Analysis of mu-tau conversion through μ N -> τ X deep inelastic scattering induced by unparticles

A study of mu-tau conversion via the deep inelastic scattering process \mu N -> \tau X, with N a nucleon, is performed taking into account the effects from both spin-0 and spin-1 unparticles with lepton flavor violating (LFV) couplings. This process has attracted attention in the past as it may be at the reach of a future neutrino or muon factory.
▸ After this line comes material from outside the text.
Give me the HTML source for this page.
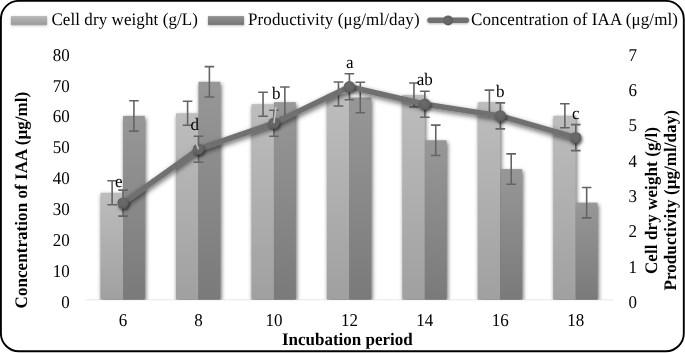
<!DOCTYPE html><html><head><meta charset="utf-8"><style>html,body{margin:0;padding:0;background:#fff;width:685px;height:353px;overflow:hidden}svg{display:block;filter:grayscale(1)}text{font-family:"Liberation Serif", serif;font-size:17px;fill:#000;text-rendering:geometricPrecision}</style></head><body>
<svg width="685" height="353" viewBox="0 0 685 353">
<defs>
<linearGradient id="gl" x1="0" y1="0" x2="0" y2="1"><stop offset="0" stop-color="#bdbdbd"/><stop offset="1" stop-color="#a0a0a0"/></linearGradient>
<linearGradient id="gd" x1="0" y1="0" x2="0" y2="1"><stop offset="0" stop-color="#979797"/><stop offset="1" stop-color="#7a7a7a"/></linearGradient>
<filter id="sh" filterUnits="userSpaceOnUse" x="0" y="0" width="685" height="353"><feDropShadow dx="1" dy="1.8" stdDeviation="1.6" flood-color="#000" flood-opacity="0.55"/></filter><filter id="shl" filterUnits="userSpaceOnUse" x="0" y="0" width="685" height="353"><feDropShadow dx="0.8" dy="2.3" stdDeviation="2.4" flood-color="#000" flood-opacity="0.6"/></filter><radialGradient id="gm" cx="0.45" cy="0.4" r="0.6"><stop offset="0" stop-color="#6a6a6a"/><stop offset="0.75" stop-color="#636363"/><stop offset="1" stop-color="#555"/></radialGradient>
<clipPath id="pc"><rect x="0" y="0" width="685" height="299.75"/></clipPath>
<linearGradient id="gls" x1="0" y1="0" x2="0" y2="1"><stop offset="0" stop-color="#b8b8b8"/><stop offset="1" stop-color="#9b9b9b"/></linearGradient>
<linearGradient id="gds" x1="0" y1="0" x2="0" y2="1"><stop offset="0" stop-color="#929292"/><stop offset="1" stop-color="#737373"/></linearGradient>
<filter id="shs" filterUnits="userSpaceOnUse" x="0" y="0" width="685" height="353"><feDropShadow dx="0" dy="0.8" stdDeviation="0.9" flood-color="#000" flood-opacity="0.3"/></filter>
<filter id="bsh" filterUnits="userSpaceOnUse" x="0" y="0" width="685" height="353"><feGaussianBlur stdDeviation="2.0"/><feOffset dx="1" dy="2"/><feComponentTransfer><feFuncA type="linear" slope="0.62"/></feComponentTransfer></filter>
</defs>
<line x1="85.30" y1="299.75" x2="613.50" y2="299.75" stroke="#f0f0f0" stroke-width="1.5"/>
<g clip-path="url(#pc)">
<g filter="url(#bsh)">
<rect x="100.53" y="192.80" width="22.50" height="106.95"/>
<rect x="123.03" y="115.90" width="21.80" height="183.85"/>
<rect x="175.99" y="113.30" width="22.50" height="186.45"/>
<rect x="198.49" y="81.80" width="21.80" height="217.95"/>
<rect x="251.44" y="104.20" width="22.50" height="195.55"/>
<rect x="273.94" y="102.20" width="21.80" height="197.55"/>
<rect x="326.90" y="94.00" width="22.50" height="205.75"/>
<rect x="349.40" y="97.50" width="21.80" height="202.25"/>
<rect x="402.36" y="95.00" width="22.50" height="204.75"/>
<rect x="424.86" y="140.30" width="21.80" height="159.45"/>
<rect x="477.81" y="102.10" width="22.50" height="197.65"/>
<rect x="500.31" y="169.10" width="21.80" height="130.65"/>
<rect x="553.27" y="115.80" width="22.50" height="183.95"/>
<rect x="575.77" y="202.70" width="21.80" height="97.05"/>
</g>
<rect x="100.53" y="192.80" width="22.50" height="106.95" fill="url(#gl)"/>
<rect x="123.03" y="115.90" width="21.80" height="183.85" fill="url(#gd)"/>
<rect x="175.99" y="113.30" width="22.50" height="186.45" fill="url(#gl)"/>
<rect x="198.49" y="81.80" width="21.80" height="217.95" fill="url(#gd)"/>
<rect x="251.44" y="104.20" width="22.50" height="195.55" fill="url(#gl)"/>
<rect x="273.94" y="102.20" width="21.80" height="197.55" fill="url(#gd)"/>
<rect x="326.90" y="94.00" width="22.50" height="205.75" fill="url(#gl)"/>
<rect x="349.40" y="97.50" width="21.80" height="202.25" fill="url(#gd)"/>
<rect x="402.36" y="95.00" width="22.50" height="204.75" fill="url(#gl)"/>
<rect x="424.86" y="140.30" width="21.80" height="159.45" fill="url(#gd)"/>
<rect x="477.81" y="102.10" width="22.50" height="197.65" fill="url(#gl)"/>
<rect x="500.31" y="169.10" width="21.80" height="130.65" fill="url(#gd)"/>
<rect x="553.27" y="115.80" width="22.50" height="183.95" fill="url(#gl)"/>
<rect x="575.77" y="202.70" width="21.80" height="97.05" fill="url(#gd)"/>
</g>
<path d="M112.13 180.80V204.80M107.33 180.80h9.6M107.33 204.80h9.6" stroke="#646464" stroke-width="1.6" fill="none"/>
<path d="M133.93 100.70V131.10M129.13 100.70h9.6M129.13 131.10h9.6" stroke="#646464" stroke-width="1.6" fill="none"/>
<path d="M187.59 101.30V125.30M182.79 101.30h9.6M182.79 125.30h9.6" stroke="#646464" stroke-width="1.6" fill="none"/>
<path d="M209.39 66.60V97.00M204.59 66.60h9.6M204.59 97.00h9.6" stroke="#646464" stroke-width="1.6" fill="none"/>
<path d="M263.04 92.20V116.20M258.24 92.20h9.6M258.24 116.20h9.6" stroke="#646464" stroke-width="1.6" fill="none"/>
<path d="M284.84 87.00V117.40M280.04 87.00h9.6M280.04 117.40h9.6" stroke="#646464" stroke-width="1.6" fill="none"/>
<path d="M338.50 82.00V106.00M333.70 82.00h9.6M333.70 106.00h9.6" stroke="#646464" stroke-width="1.6" fill="none"/>
<path d="M360.30 82.30V112.70M355.50 82.30h9.6M355.50 112.70h9.6" stroke="#646464" stroke-width="1.6" fill="none"/>
<path d="M413.96 83.00V107.00M409.16 83.00h9.6M409.16 107.00h9.6" stroke="#646464" stroke-width="1.6" fill="none"/>
<path d="M435.76 125.10V155.50M430.96 125.10h9.6M430.96 155.50h9.6" stroke="#646464" stroke-width="1.6" fill="none"/>
<path d="M489.41 90.10V114.10M484.61 90.10h9.6M484.61 114.10h9.6" stroke="#646464" stroke-width="1.6" fill="none"/>
<path d="M511.21 153.90V184.30M506.41 153.90h9.6M506.41 184.30h9.6" stroke="#646464" stroke-width="1.6" fill="none"/>
<path d="M564.87 103.80V127.80M560.07 103.80h9.6M560.07 127.80h9.6" stroke="#646464" stroke-width="1.6" fill="none"/>
<path d="M586.67 187.50V217.90M581.87 187.50h9.6M581.87 217.90h9.6" stroke="#646464" stroke-width="1.6" fill="none"/>
<path d="M123.03 190.10V216.10M118.23 190.10h9.6M118.23 216.10h9.6" stroke="#646464" stroke-width="1.6" fill="none"/>
<path d="M198.49 136.20V162.20M193.69 136.20h9.6M193.69 162.20h9.6" stroke="#646464" stroke-width="1.6" fill="none"/>
<path d="M273.94 110.20V136.20M269.14 110.20h9.6M269.14 136.20h9.6" stroke="#646464" stroke-width="1.6" fill="none"/>
<path d="M349.40 73.70V99.70M344.60 73.70h9.6M344.60 99.70h9.6" stroke="#646464" stroke-width="1.6" fill="none"/>
<path d="M424.86 91.30V117.30M420.06 91.30h9.6M420.06 117.30h9.6" stroke="#646464" stroke-width="1.6" fill="none"/>
<path d="M500.31 102.90V128.90M495.51 102.90h9.6M495.51 128.90h9.6" stroke="#646464" stroke-width="1.6" fill="none"/>
<path d="M575.77 124.60V150.60M570.97 124.60h9.6M570.97 150.60h9.6" stroke="#646464" stroke-width="1.6" fill="none"/>
<polyline points="123.03,203.10 198.49,149.20 273.94,123.20 349.40,86.70 424.86,104.30 500.31,115.90 575.77,137.60" fill="none" stroke="#707070" stroke-width="5.5" stroke-linejoin="round" stroke-linecap="round" filter="url(#shl)"/>
<circle cx="123.03" cy="203.10" r="5.7" fill="url(#gm)" filter="url(#sh)"/>
<circle cx="198.49" cy="149.20" r="5.7" fill="url(#gm)" filter="url(#sh)"/>
<circle cx="273.94" cy="123.20" r="5.7" fill="url(#gm)" filter="url(#sh)"/>
<circle cx="349.40" cy="86.70" r="5.7" fill="url(#gm)" filter="url(#sh)"/>
<circle cx="424.86" cy="104.30" r="5.7" fill="url(#gm)" filter="url(#sh)"/>
<circle cx="500.31" cy="115.90" r="5.7" fill="url(#gm)" filter="url(#sh)"/>
<circle cx="575.77" cy="137.60" r="5.7" fill="url(#gm)" filter="url(#sh)"/>
<line x1="196.3" y1="143.6" x2="198.49" y2="149.20" stroke="#c8c8c8" stroke-width="1.4"/>
<line x1="276.0" y1="106.8" x2="273.94" y2="123.20" stroke="#c8c8c8" stroke-width="1.4"/>
<text transform="translate(115.10,187.20) scale(1,1.035)">e</text>
<text transform="translate(190.50,130.20) scale(1,1.035)">d</text>
<text transform="translate(271.90,99.20) scale(1,1.035)">b</text>
<text transform="translate(345.90,68.40) scale(1,1.035)">a</text>
<text transform="translate(416.70,85.40) scale(1,1.035)">ab</text>
<text transform="translate(496.10,97.00) scale(1,1.035)">b</text>
<text transform="translate(572.10,118.80) scale(1,1.035)">c</text>
<text transform="translate(69.8,307.70) scale(1,1.06)" text-anchor="end">0</text>
<text transform="translate(69.8,276.82) scale(1,1.06)" text-anchor="end">10</text>
<text transform="translate(69.8,245.95) scale(1,1.06)" text-anchor="end">20</text>
<text transform="translate(69.8,215.07) scale(1,1.06)" text-anchor="end">30</text>
<text transform="translate(69.8,184.20) scale(1,1.06)" text-anchor="end">40</text>
<text transform="translate(69.8,153.32) scale(1,1.06)" text-anchor="end">50</text>
<text transform="translate(69.8,122.45) scale(1,1.06)" text-anchor="end">60</text>
<text transform="translate(69.8,91.57) scale(1,1.06)" text-anchor="end">70</text>
<text transform="translate(69.8,60.70) scale(1,1.06)" text-anchor="end">80</text>
<text transform="translate(628.6,307.80) scale(1,1.06)">0</text>
<text transform="translate(628.6,272.51) scale(1,1.06)">1</text>
<text transform="translate(628.6,237.23) scale(1,1.06)">2</text>
<text transform="translate(628.6,201.94) scale(1,1.06)">3</text>
<text transform="translate(628.6,166.66) scale(1,1.06)">4</text>
<text transform="translate(628.6,131.37) scale(1,1.06)">5</text>
<text transform="translate(628.6,96.09) scale(1,1.06)">6</text>
<text transform="translate(628.6,60.80) scale(1,1.06)">7</text>
<text transform="translate(123.03,325.8) scale(1,1.06)" text-anchor="middle">6</text>
<text transform="translate(198.49,325.8) scale(1,1.06)" text-anchor="middle">8</text>
<text transform="translate(273.94,325.8) scale(1,1.06)" text-anchor="middle">10</text>
<text transform="translate(349.40,325.8) scale(1,1.06)" text-anchor="middle">12</text>
<text transform="translate(424.86,325.8) scale(1,1.06)" text-anchor="middle">14</text>
<text transform="translate(500.31,325.8) scale(1,1.06)" text-anchor="middle">16</text>
<text transform="translate(575.77,325.8) scale(1,1.06)" text-anchor="middle">18</text>
<text transform="translate(347.3,344.8) scale(1,1.035)" text-anchor="middle" font-weight="bold">Incubation period</text>
<text transform="translate(26.6,200.1) rotate(-90) scale(1,1.035)" text-anchor="middle" font-weight="bold" textLength="216.6" lengthAdjust="spacing">Concentration of IAA (μg/ml)</text>
<text transform="translate(657,200.6) rotate(-90) scale(1,1.035)" text-anchor="middle" font-weight="bold" textLength="147" lengthAdjust="spacing">Cell dry weight (g/l)</text>
<text transform="translate(676.0,200.3) rotate(-90) scale(1,1.035)" text-anchor="middle" font-weight="bold" textLength="180.4" lengthAdjust="spacing">Productivity (μg/ml/day)</text>
<rect x="11" y="16.1" width="36" height="8.8" fill="url(#gls)" filter="url(#shs)"/>
<text transform="translate(51.4,24.8) scale(1,1.035)" textLength="146.5" lengthAdjust="spacing">Cell dry weight (g/L)</text>
<rect x="208" y="16.1" width="36" height="8.8" fill="url(#gds)" filter="url(#shs)"/>
<text transform="translate(248.0,24.8) scale(1,1.035)" textLength="171.6" lengthAdjust="spacing">Productivity (μg/ml/day)</text>
<line x1="429.9" y1="20.3" x2="466.4" y2="20.3" stroke="#717171" stroke-width="5.4" stroke-linecap="round" filter="url(#shs)"/>
<circle cx="448.1" cy="20.4" r="5.0" fill="url(#gm)"/>
<text transform="translate(471.0,24.8) scale(1,1.035)" textLength="207" lengthAdjust="spacing">Concentration of IAA (μg/ml)</text>
<rect x="0.9" y="0.9" width="682.9" height="350.4" rx="18" ry="18" fill="none" stroke="#000" stroke-width="1.9"/>
</svg></body></html>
For the model parameters, we use the most recent constraints on the unparticle LFV couplings from the experimental limits on the muon anomalous magnetic moment and the LFV decay \tau-> 3\mu, whereas for the unparticle scale \Lambda_U and scale dimension d_U we use the bounds obtained from the search for mono-jets plus missing transverse energy at the LHC. The \mu N -> \tau X cross section is analyzed when the target is a proton and it is found that the unparticle effects can be larger than the contribution from Higgs exchange in the minimal supersymmetric standard model. We also analyze the behavior of the angular and energy distributions of the emitted tau lepton, which could be used to disentangle among distinct new physics contributions. It is found that, for a beam with an intensity of 10^20 muons with an energy around 50 GeV on a 10^2 gr/cm^2 mass target annually, there would be about 10^2-10^3 \mu N -> \tau X events per year. The potential background is discussed briefly.